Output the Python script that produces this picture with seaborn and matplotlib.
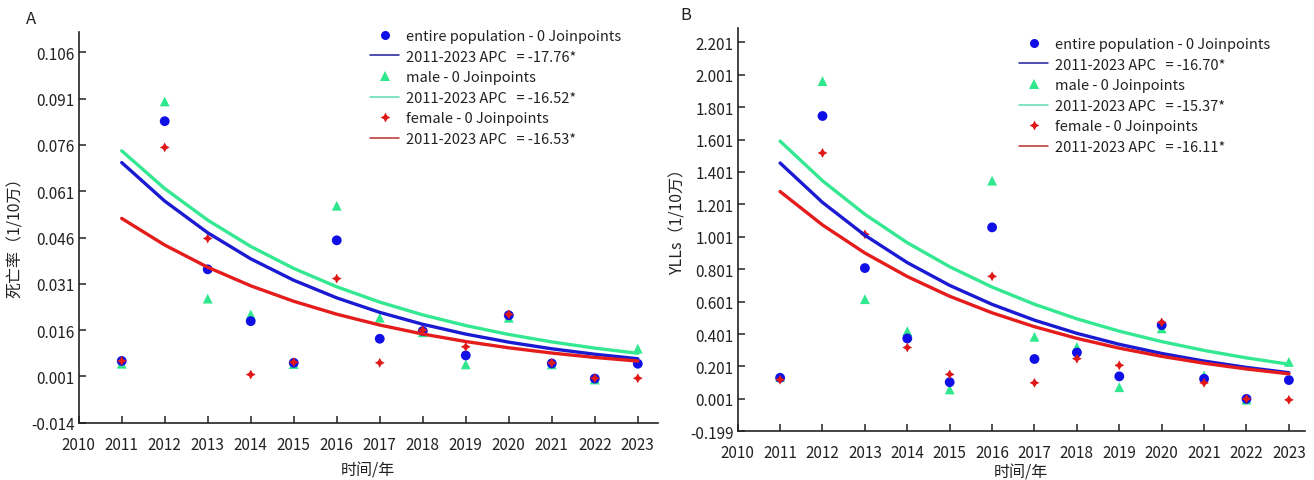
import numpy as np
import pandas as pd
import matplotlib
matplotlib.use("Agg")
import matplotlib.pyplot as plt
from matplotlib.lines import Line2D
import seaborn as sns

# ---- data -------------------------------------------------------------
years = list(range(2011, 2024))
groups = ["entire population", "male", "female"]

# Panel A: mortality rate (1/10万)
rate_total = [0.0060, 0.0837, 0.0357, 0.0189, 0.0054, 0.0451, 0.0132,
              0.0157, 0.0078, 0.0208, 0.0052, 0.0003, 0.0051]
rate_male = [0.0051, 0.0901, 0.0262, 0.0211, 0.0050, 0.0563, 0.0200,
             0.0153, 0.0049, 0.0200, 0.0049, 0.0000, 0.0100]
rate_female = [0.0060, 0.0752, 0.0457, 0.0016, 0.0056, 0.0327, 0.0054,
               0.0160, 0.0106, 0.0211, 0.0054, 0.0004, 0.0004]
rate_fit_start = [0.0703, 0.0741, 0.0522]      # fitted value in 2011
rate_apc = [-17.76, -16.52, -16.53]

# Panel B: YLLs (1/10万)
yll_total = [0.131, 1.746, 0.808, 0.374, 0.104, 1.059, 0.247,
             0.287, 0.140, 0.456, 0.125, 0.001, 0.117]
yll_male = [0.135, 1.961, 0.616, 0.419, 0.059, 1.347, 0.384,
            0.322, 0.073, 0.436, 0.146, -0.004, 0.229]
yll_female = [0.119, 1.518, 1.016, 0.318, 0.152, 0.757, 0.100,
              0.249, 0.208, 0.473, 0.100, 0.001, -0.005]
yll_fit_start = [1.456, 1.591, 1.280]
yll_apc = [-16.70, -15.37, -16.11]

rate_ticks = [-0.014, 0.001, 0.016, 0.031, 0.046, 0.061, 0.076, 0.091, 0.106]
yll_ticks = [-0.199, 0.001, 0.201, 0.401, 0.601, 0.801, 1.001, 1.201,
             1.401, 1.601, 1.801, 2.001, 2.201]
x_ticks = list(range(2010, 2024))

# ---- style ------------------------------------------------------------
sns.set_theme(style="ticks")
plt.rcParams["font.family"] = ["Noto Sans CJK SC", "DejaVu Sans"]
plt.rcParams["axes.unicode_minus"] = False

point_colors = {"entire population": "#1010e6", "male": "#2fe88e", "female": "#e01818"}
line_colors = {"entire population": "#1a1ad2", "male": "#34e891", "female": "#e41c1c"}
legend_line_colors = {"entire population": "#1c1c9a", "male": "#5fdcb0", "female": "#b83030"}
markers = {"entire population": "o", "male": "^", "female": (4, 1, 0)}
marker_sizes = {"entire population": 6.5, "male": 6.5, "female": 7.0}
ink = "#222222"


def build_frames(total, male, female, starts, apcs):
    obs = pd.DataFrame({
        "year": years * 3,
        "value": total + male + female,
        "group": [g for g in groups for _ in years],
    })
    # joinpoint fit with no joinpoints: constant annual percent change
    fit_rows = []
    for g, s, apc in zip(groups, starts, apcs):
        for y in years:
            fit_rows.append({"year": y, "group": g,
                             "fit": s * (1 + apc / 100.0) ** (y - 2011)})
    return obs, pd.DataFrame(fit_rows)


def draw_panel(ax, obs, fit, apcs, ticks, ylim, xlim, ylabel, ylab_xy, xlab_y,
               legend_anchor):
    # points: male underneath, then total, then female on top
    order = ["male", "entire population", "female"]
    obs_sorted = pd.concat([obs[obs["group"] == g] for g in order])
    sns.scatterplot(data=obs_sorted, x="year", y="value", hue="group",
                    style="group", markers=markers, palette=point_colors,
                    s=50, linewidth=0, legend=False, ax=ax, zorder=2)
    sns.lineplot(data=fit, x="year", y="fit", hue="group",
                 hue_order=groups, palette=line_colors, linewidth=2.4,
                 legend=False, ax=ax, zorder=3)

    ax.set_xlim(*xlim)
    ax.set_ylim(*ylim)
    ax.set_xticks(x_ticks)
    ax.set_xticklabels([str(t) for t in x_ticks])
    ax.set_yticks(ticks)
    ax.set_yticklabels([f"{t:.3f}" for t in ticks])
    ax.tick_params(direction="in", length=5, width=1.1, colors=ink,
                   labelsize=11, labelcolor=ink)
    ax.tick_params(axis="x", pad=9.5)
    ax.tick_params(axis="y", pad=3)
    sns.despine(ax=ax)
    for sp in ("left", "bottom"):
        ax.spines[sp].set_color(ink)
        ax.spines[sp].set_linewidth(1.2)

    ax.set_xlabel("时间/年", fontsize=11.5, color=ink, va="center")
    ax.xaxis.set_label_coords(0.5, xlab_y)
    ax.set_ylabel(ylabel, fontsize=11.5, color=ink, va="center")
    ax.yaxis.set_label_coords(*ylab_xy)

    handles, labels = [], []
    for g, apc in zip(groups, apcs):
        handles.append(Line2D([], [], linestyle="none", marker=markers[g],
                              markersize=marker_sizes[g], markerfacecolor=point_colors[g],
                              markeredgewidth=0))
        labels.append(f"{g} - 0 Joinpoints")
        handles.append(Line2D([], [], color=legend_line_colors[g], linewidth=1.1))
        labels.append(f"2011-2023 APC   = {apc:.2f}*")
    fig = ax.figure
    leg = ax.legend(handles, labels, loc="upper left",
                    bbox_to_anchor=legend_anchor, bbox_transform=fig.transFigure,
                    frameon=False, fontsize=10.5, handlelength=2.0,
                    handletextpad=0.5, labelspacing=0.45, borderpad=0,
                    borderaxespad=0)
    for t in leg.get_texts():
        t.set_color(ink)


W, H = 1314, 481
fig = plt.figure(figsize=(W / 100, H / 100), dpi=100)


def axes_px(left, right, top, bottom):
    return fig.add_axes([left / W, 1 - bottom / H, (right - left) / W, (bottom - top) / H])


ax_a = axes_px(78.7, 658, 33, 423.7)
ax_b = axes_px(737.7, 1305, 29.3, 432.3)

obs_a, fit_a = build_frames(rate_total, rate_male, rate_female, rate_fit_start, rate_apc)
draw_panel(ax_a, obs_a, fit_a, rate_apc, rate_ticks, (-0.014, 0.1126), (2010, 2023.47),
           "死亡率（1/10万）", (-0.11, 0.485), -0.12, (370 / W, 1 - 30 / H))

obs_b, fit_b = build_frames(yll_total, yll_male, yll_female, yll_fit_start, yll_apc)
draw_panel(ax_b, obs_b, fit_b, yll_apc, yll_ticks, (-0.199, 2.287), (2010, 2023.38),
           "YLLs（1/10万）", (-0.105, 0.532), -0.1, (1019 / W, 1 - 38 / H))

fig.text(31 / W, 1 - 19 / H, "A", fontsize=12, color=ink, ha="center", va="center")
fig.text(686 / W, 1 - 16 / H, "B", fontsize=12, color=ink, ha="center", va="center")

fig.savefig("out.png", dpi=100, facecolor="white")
◇ ◇ ◇ ◇ ◇
§ **Problem requirements**: Omit the pictures, then quote the rest of the material above exactly.

§ **Correct result**:
Output the Python script that produces this picture with seaborn and matplotlib.
import numpy as np
import pandas as pd
import matplotlib
matplotlib.use("Agg")
import matplotlib.pyplot as plt
from matplotlib.lines import Line2D
import seaborn as sns

# ---- data -------------------------------------------------------------
years = list(range(2011, 2024))
groups = ["entire population", "male", "female"]

# Panel A: mortality rate (1/10万)
rate_total = [0.0060, 0.0837, 0.0357, 0.0189, 0.0054, 0.0451, 0.0132,
              0.0157, 0.0078, 0.0208, 0.0052, 0.0003, 0.0051]
rate_male = [0.0051, 0.0901, 0.0262, 0.0211, 0.0050, 0.0563, 0.0200,
             0.0153, 0.0049, 0.0200, 0.0049, 0.0000, 0.0100]
rate_female = [0.0060, 0.0752, 0.0457, 0.0016, 0.0056, 0.0327, 0.0054,
               0.0160, 0.0106, 0.0211, 0.0054, 0.0004, 0.0004]
rate_fit_start = [0.0703, 0.0741, 0.0522]      # fitted value in 2011
rate_apc = [-17.76, -16.52, -16.53]

# Panel B: YLLs (1/10万)
yll_total = [0.131, 1.746, 0.808, 0.374, 0.104, 1.059, 0.247,
             0.287, 0.140, 0.456, 0.125, 0.001, 0.117]
yll_male = [0.135, 1.961, 0.616, 0.419, 0.059, 1.347, 0.384,
            0.322, 0.073, 0.436, 0.146, -0.004, 0.229]
yll_female = [0.119, 1.518, 1.016, 0.318, 0.152, 0.757, 0.100,
              0.249, 0.208, 0.473, 0.100, 0.001, -0.005]
yll_fit_start = [1.456, 1.591, 1.280]
yll_apc = [-16.70, -15.37, -16.11]

rate_ticks = [-0.014, 0.001, 0.016, 0.031, 0.046, 0.061, 0.076, 0.091, 0.106]
yll_ticks = [-0.199, 0.001, 0.201, 0.401, 0.601, 0.801, 1.001, 1.201,
             1.401, 1.601, 1.801, 2.001, 2.201]
x_ticks = list(range(2010, 2024))

# ---- style ------------------------------------------------------------
sns.set_theme(style="ticks")
plt.rcParams["font.family"] = ["Noto Sans CJK SC", "DejaVu Sans"]
plt.rcParams["axes.unicode_minus"] = False

point_colors = {"entire population": "#1010e6", "male": "#2fe88e", "female": "#e01818"}
line_colors = {"entire population": "#1a1ad2", "male": "#34e891", "female": "#e41c1c"}
legend_line_colors = {"entire population": "#1c1c9a", "male": "#5fdcb0", "female": "#b83030"}
markers = {"entire population": "o", "male": "^", "female": (4, 1, 0)}
marker_sizes = {"entire population": 6.5, "male": 6.5, "female": 7.0}
ink = "#222222"


def build_frames(total, male, female, starts, apcs):
    obs = pd.DataFrame({
        "year": years * 3,
        "value": total + male + female,
        "group": [g for g in groups for _ in years],
    })
    # joinpoint fit with no joinpoints: constant annual percent change
    fit_rows = []
    for g, s, apc in zip(groups, starts, apcs):
        for y in years:
            fit_rows.append({"year": y, "group": g,
                             "fit": s * (1 + apc / 100.0) ** (y - 2011)})
    return obs, pd.DataFrame(fit_rows)


def draw_panel(ax, obs, fit, apcs, ticks, ylim, xlim, ylabel, ylab_xy, xlab_y,
               legend_anchor):
    # points: male underneath, then total, then female on top
    order = ["male", "entire population", "female"]
    obs_sorted = pd.concat([obs[obs["group"] == g] for g in order])
    sns.scatterplot(data=obs_sorted, x="year", y="value", hue="group",
                    style="group", markers=markers, palette=point_colors,
                    s=50, linewidth=0, legend=False, ax=ax, zorder=2)
    sns.lineplot(data=fit, x="year", y="fit", hue="group",
                 hue_order=groups, palette=line_colors, linewidth=2.4,
                 legend=False, ax=ax, zorder=3)

    ax.set_xlim(*xlim)
    ax.set_ylim(*ylim)
    ax.set_xticks(x_ticks)
    ax.set_xticklabels([str(t) for t in x_ticks])
    ax.set_yticks(ticks)
    ax.set_yticklabels([f"{t:.3f}" for t in ticks])
    ax.tick_params(direction="in", length=5, width=1.1, colors=ink,
                   labelsize=11, labelcolor=ink)
    ax.tick_params(axis="x", pad=9.5)
    ax.tick_params(axis="y", pad=3)
    sns.despine(ax=ax)
    for sp in ("left", "bottom"):
        ax.spines[sp].set_color(ink)
        ax.spines[sp].set_linewidth(1.2)

    ax.set_xlabel("时间/年", fontsize=11.5, color=ink, va="center")
    ax.xaxis.set_label_coords(0.5, xlab_y)
    ax.set_ylabel(ylabel, fontsize=11.5, color=ink, va="center")
    ax.yaxis.set_label_coords(*ylab_xy)

    handles, labels = [], []
    for g, apc in zip(groups, apcs):
        handles.append(Line2D([], [], linestyle="none", marker=markers[g],
                              markersize=marker_sizes[g], markerfacecolor=point_colors[g],
                              markeredgewidth=0))
        labels.append(f"{g} - 0 Joinpoints")
        handles.append(Line2D([], [], color=legend_line_colors[g], linewidth=1.1))
        labels.append(f"2011-2023 APC   = {apc:.2f}*")
    fig = ax.figure
    leg = ax.legend(handles, labels, loc="upper left",
                    bbox_to_anchor=legend_anchor, bbox_transform=fig.transFigure,
                    frameon=False, fontsize=10.5, handlelength=2.0,
                    handletextpad=0.5, labelspacing=0.45, borderpad=0,
                    borderaxespad=0)
    for t in leg.get_texts():
        t.set_color(ink)


W, H = 1314, 481
fig = plt.figure(figsize=(W / 100, H / 100), dpi=100)


def axes_px(left, right, top, bottom):
    return fig.add_axes([left / W, 1 - bottom / H, (right - left) / W, (bottom - top) / H])


ax_a = axes_px(78.7, 658, 33, 423.7)
ax_b = axes_px(737.7, 1305, 29.3, 432.3)

obs_a, fit_a = build_frames(rate_total, rate_male, rate_female, rate_fit_start, rate_apc)
draw_panel(ax_a, obs_a, fit_a, rate_apc, rate_ticks, (-0.014, 0.1126), (2010, 2023.47),
           "死亡率（1/10万）", (-0.11, 0.485), -0.12, (370 / W, 1 - 30 / H))

obs_b, fit_b = build_frames(yll_total, yll_male, yll_female, yll_fit_start, yll_apc)
draw_panel(ax_b, obs_b, fit_b, yll_apc, yll_ticks, (-0.199, 2.287), (2010, 2023.38),
           "YLLs（1/10万）", (-0.105, 0.532), -0.1, (1019 / W, 1 - 38 / H))

fig.text(31 / W, 1 - 19 / H, "A", fontsize=12, color=ink, ha="center", va="center")
fig.text(686 / W, 1 - 16 / H, "B", fontsize=12, color=ink, ha="center", va="center")

fig.savefig("out.png", dpi=100, facecolor="white")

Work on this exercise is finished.